» **What is needed**: Give the data below again exactly as written, without its pictures.

»»

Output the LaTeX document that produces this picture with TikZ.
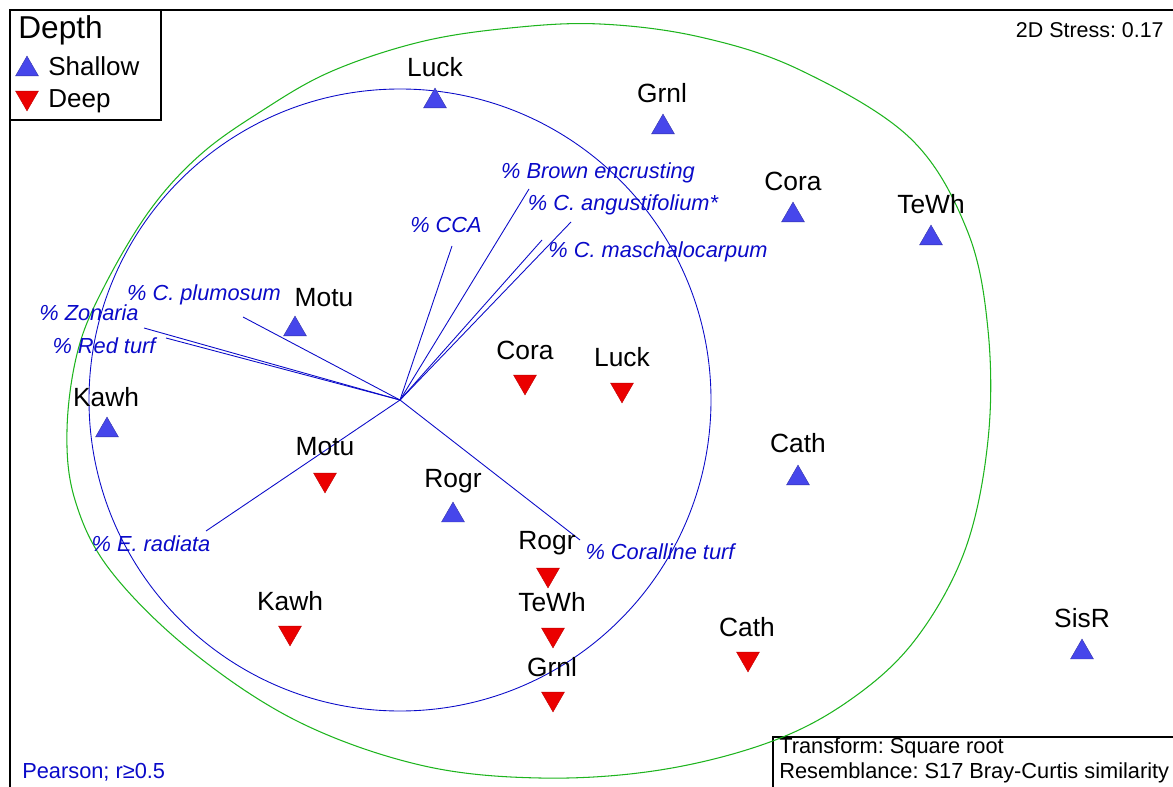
\documentclass[tikz,border=0pt]{standalone}
\usepackage{fontspec}
\setmainfont{Liberation Sans}
\usetikzlibrary{shapes.geometric}
\frenchspacing

\definecolor{vecblue}{RGB}{10,10,200}
\definecolor{shalfill}{RGB}{70,70,235}
\definecolor{deepfill}{RGB}{235,0,0}
\definecolor{clustgreen}{RGB}{30,180,30}

\tikzset{
  shallow/.style={regular polygon, regular polygon sides=3, minimum size=0.53cm,
    inner sep=0pt, outer sep=0pt, fill=shalfill, draw=shalfill!70!black,
    line width=0.2pt, yshift=-0.066cm},
  deep/.style={regular polygon, regular polygon sides=3, shape border rotate=180,
    minimum size=0.53cm, inner sep=0pt, outer sep=0pt, fill=deepfill,
    draw=deepfill!80!black, line width=0.2pt, yshift=0.066cm},
  site/.style={font=\fontsize{15}{18}\selectfont, inner sep=0pt},
  vec/.style={text=vecblue, font=\fontsize{12.4}{15}\selectfont\itshape, inner sep=0pt},
  vecline/.style={draw=vecblue, line width=0.5pt},
}

\begin{document}
\begin{tikzpicture}[x=0.02cm, y=-0.02cm]
  \useasboundingbox (0,0) rectangle (1173,787);
  % frame and boxes
  \draw[line width=0.8pt] (10,787) -- (10,10) -- (1173,10);
  \draw[line width=0.6pt] (10,120) -- (161,120) -- (161,10);
  \draw[line width=0.6pt] (773,787) -- (773,737) -- (1173,737);

  % legend
  \node[anchor=west, font=\fontsize{18}{21}\selectfont, inner sep=0pt] (legtitle) at (18,30) {Depth};
  \node[shallow] (legsh) at (27,66) {};
  \node[anchor=west, font=\fontsize{14.8}{17}\selectfont, inner sep=0pt] (legshtxt) at (48,66) {Shallow};
  \node[deep] (legdp) at (27,101) {};
  \node[anchor=west, font=\fontsize{14.8}{17}\selectfont, inner sep=0pt] (legdptxt) at (48,101) {Deep};

  \node[anchor=east, font=\fontsize{12.2}{14}\selectfont, inner sep=0pt] (stress) at (1164,30) {2D Stress: 0.17};
  \node[anchor=west, text=vecblue, font=\fontsize{12.4}{15}\selectfont, inner sep=0pt] (pearson) at (22,772) {Pearson; r≥0.5};
  \node[anchor=west, font=\fontsize{12.4}{15}\selectfont, inner sep=0pt] (transf) at (779,748) {Transform: Square root};
  \node[anchor=west, font=\fontsize{12.4}{15}\selectfont, inner sep=0pt] (resem) at (779,773) {Resemblance: S17 Bray-Curtis similarity};

  % cluster outline and vector circle
  \draw[clustgreen, line width=0.6pt] plot[smooth cycle, tension=0.6] coordinates {
    (600,24) (700,37) (800,70) (910,138) (967,230) (988,330) (988,440)
    (965,550) (915,640) (850,700) (770,742) (660,770) (540,778) (420,765)
    (297,721) (190,650) (110,570) (75,500) (67,430) (78,350) (105,285)
    (150,210) (200,155) (260,112) (330,72) (420,42) (510,28)};
  \draw[vecblue, line width=0.5pt] (400,400) circle (311);

  % vectors
  \coordinate (orig) at (400,400);
  \coordinate (vcca) at (452,246);
  \coordinate (vbrown) at (529,189);
  \coordinate (vangu) at (571,222);
  \coordinate (vmasch) at (542,240);
  \coordinate (vplum) at (243,317);
  \coordinate (vzon) at (144,328);
  \coordinate (vred) at (166,338);
  \coordinate (vrad) at (206,531);
  \coordinate (vcor) at (580,540);
  \foreach \v in {vcca,vbrown,vangu,vmasch,vplum,vzon,vred,vrad,vcor}
    \draw[vecline] (orig) -- (\v);

  \node[vec] (lcca) at (446,225) {\% CCA};
  \node[vec] (lbrown) at (598,173) {\% Brown encrusting};
  \node[vec] (langu) at (623,205) {\% C. angustifolium*};
  \node[vec] (lmasch) at (658,252) {\% C. maschalocarpum};
  \node[vec] (lplum) at (204,295) {\% C. plumosum};
  \node[vec] (lzon) at (89,313) {\% Zonaria};
  \node[vec] (lred) at (104,346) {\% Red turf};
  \node[vec] (lrad) at (151,544) {\% E. radiata};
  \node[vec] (lcor) at (660,552) {\% Coralline turf};

  % shallow sites
  \node[shallow] (sluck) at (435,98) {};
  \node[site] at (435,67) {Luck};
  \node[shallow] (sgrnl) at (663,124) {};
  \node[site] at (662,93) {Grnl};
  \node[shallow] (scora) at (793,212) {};
  \node[site] at (793,181) {Cora};
  \node[shallow] (stewh) at (931,235) {};
  \node[site] at (931,204) {TeWh};
  \node[shallow] (smotu) at (295,326) {};
  \node[site] at (324,298) {Motu};
  \node[shallow] (skawh) at (107,427) {};
  \node[site] at (106,397) {Kawh};
  \node[shallow] (srogr) at (453,512) {};
  \node[site] at (453,481) {Rogr};
  \node[shallow] (scath) at (798,475) {};
  \node[site] at (798,443) {Cath};
  \node[shallow] (ssisr) at (1082,649) {};
  \node[site] at (1082,618) {SisR};

  % deep sites
  \node[deep] (dcora) at (525,385) {};
  \node[site] at (525,350) {Cora};
  \node[deep] (dluck) at (622,393) {};
  \node[site] at (622,357) {Luck};
  \node[deep] (dmotu) at (325,483) {};
  \node[site] at (325,447) {Motu};
  \node[deep] (drogr) at (548,578) {};
  \node[site] at (547,543) {Rogr};
  \node[deep] (dtewh) at (553,638) {};
  \node[site] at (552,602) {TeWh};
  \node[deep] (dgrnl) at (553,702) {};
  \node[site] at (552,667) {Grnl};
  \node[deep] (dkawh) at (290,636) {};
  \node[site] at (290,601) {Kawh};
  \node[deep] (dcath) at (748,662) {};
  \node[site] at (747,627) {Cath};
\end{tikzpicture}
\end{document}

««

» **Final answer**:
Output the LaTeX document that produces this picture with TikZ.
\documentclass[tikz,border=0pt]{standalone}
\usepackage{fontspec}
\setmainfont{Liberation Sans}
\usetikzlibrary{shapes.geometric}
\frenchspacing

\definecolor{vecblue}{RGB}{10,10,200}
\definecolor{shalfill}{RGB}{70,70,235}
\definecolor{deepfill}{RGB}{235,0,0}
\definecolor{clustgreen}{RGB}{30,180,30}

\tikzset{
  shallow/.style={regular polygon, regular polygon sides=3, minimum size=0.53cm,
    inner sep=0pt, outer sep=0pt, fill=shalfill, draw=shalfill!70!black,
    line width=0.2pt, yshift=-0.066cm},
  deep/.style={regular polygon, regular polygon sides=3, shape border rotate=180,
    minimum size=0.53cm, inner sep=0pt, outer sep=0pt, fill=deepfill,
    draw=deepfill!80!black, line width=0.2pt, yshift=0.066cm},
  site/.style={font=\fontsize{15}{18}\selectfont, inner sep=0pt},
  vec/.style={text=vecblue, font=\fontsize{12.4}{15}\selectfont\itshape, inner sep=0pt},
  vecline/.style={draw=vecblue, line width=0.5pt},
}

\begin{document}
\begin{tikzpicture}[x=0.02cm, y=-0.02cm]
  \useasboundingbox (0,0) rectangle (1173,787);
  % frame and boxes
  \draw[line width=0.8pt] (10,787) -- (10,10) -- (1173,10);
  \draw[line width=0.6pt] (10,120) -- (161,120) -- (161,10);
  \draw[line width=0.6pt] (773,787) -- (773,737) -- (1173,737);

  % legend
  \node[anchor=west, font=\fontsize{18}{21}\selectfont, inner sep=0pt] (legtitle) at (18,30) {Depth};
  \node[shallow] (legsh) at (27,66) {};
  \node[anchor=west, font=\fontsize{14.8}{17}\selectfont, inner sep=0pt] (legshtxt) at (48,66) {Shallow};
  \node[deep] (legdp) at (27,101) {};
  \node[anchor=west, font=\fontsize{14.8}{17}\selectfont, inner sep=0pt] (legdptxt) at (48,101) {Deep};

  \node[anchor=east, font=\fontsize{12.2}{14}\selectfont, inner sep=0pt] (stress) at (1164,30) {2D Stress: 0.17};
  \node[anchor=west, text=vecblue, font=\fontsize{12.4}{15}\selectfont, inner sep=0pt] (pearson) at (22,772) {Pearson; r≥0.5};
  \node[anchor=west, font=\fontsize{12.4}{15}\selectfont, inner sep=0pt] (transf) at (779,748) {Transform: Square root};
  \node[anchor=west, font=\fontsize{12.4}{15}\selectfont, inner sep=0pt] (resem) at (779,773) {Resemblance: S17 Bray-Curtis similarity};

  % cluster outline and vector circle
  \draw[clustgreen, line width=0.6pt] plot[smooth cycle, tension=0.6] coordinates {
    (600,24) (700,37) (800,70) (910,138) (967,230) (988,330) (988,440)
    (965,550) (915,640) (850,700) (770,742) (660,770) (540,778) (420,765)
    (297,721) (190,650) (110,570) (75,500) (67,430) (78,350) (105,285)
    (150,210) (200,155) (260,112) (330,72) (420,42) (510,28)};
  \draw[vecblue, line width=0.5pt] (400,400) circle (311);

  % vectors
  \coordinate (orig) at (400,400);
  \coordinate (vcca) at (452,246);
  \coordinate (vbrown) at (529,189);
  \coordinate (vangu) at (571,222);
  \coordinate (vmasch) at (542,240);
  \coordinate (vplum) at (243,317);
  \coordinate (vzon) at (144,328);
  \coordinate (vred) at (166,338);
  \coordinate (vrad) at (206,531);
  \coordinate (vcor) at (580,540);
  \foreach \v in {vcca,vbrown,vangu,vmasch,vplum,vzon,vred,vrad,vcor}
    \draw[vecline] (orig) -- (\v);

  \node[vec] (lcca) at (446,225) {\% CCA};
  \node[vec] (lbrown) at (598,173) {\% Brown encrusting};
  \node[vec] (langu) at (623,205) {\% C. angustifolium*};
  \node[vec] (lmasch) at (658,252) {\% C. maschalocarpum};
  \node[vec] (lplum) at (204,295) {\% C. plumosum};
  \node[vec] (lzon) at (89,313) {\% Zonaria};
  \node[vec] (lred) at (104,346) {\% Red turf};
  \node[vec] (lrad) at (151,544) {\% E. radiata};
  \node[vec] (lcor) at (660,552) {\% Coralline turf};

  % shallow sites
  \node[shallow] (sluck) at (435,98) {};
  \node[site] at (435,67) {Luck};
  \node[shallow] (sgrnl) at (663,124) {};
  \node[site] at (662,93) {Grnl};
  \node[shallow] (scora) at (793,212) {};
  \node[site] at (793,181) {Cora};
  \node[shallow] (stewh) at (931,235) {};
  \node[site] at (931,204) {TeWh};
  \node[shallow] (smotu) at (295,326) {};
  \node[site] at (324,298) {Motu};
  \node[shallow] (skawh) at (107,427) {};
  \node[site] at (106,397) {Kawh};
  \node[shallow] (srogr) at (453,512) {};
  \node[site] at (453,481) {Rogr};
  \node[shallow] (scath) at (798,475) {};
  \node[site] at (798,443) {Cath};
  \node[shallow] (ssisr) at (1082,649) {};
  \node[site] at (1082,618) {SisR};

  % deep sites
  \node[deep] (dcora) at (525,385) {};
  \node[site] at (525,350) {Cora};
  \node[deep] (dluck) at (622,393) {};
  \node[site] at (622,357) {Luck};
  \node[deep] (dmotu) at (325,483) {};
  \node[site] at (325,447) {Motu};
  \node[deep] (drogr) at (548,578) {};
  \node[site] at (547,543) {Rogr};
  \node[deep] (dtewh) at (553,638) {};
  \node[site] at (552,602) {TeWh};
  \node[deep] (dgrnl) at (553,702) {};
  \node[site] at (552,667) {Grnl};
  \node[deep] (dkawh) at (290,636) {};
  \node[site] at (290,601) {Kawh};
  \node[deep] (dcath) at (748,662) {};
  \node[site] at (747,627) {Cath};
\end{tikzpicture}
\end{document}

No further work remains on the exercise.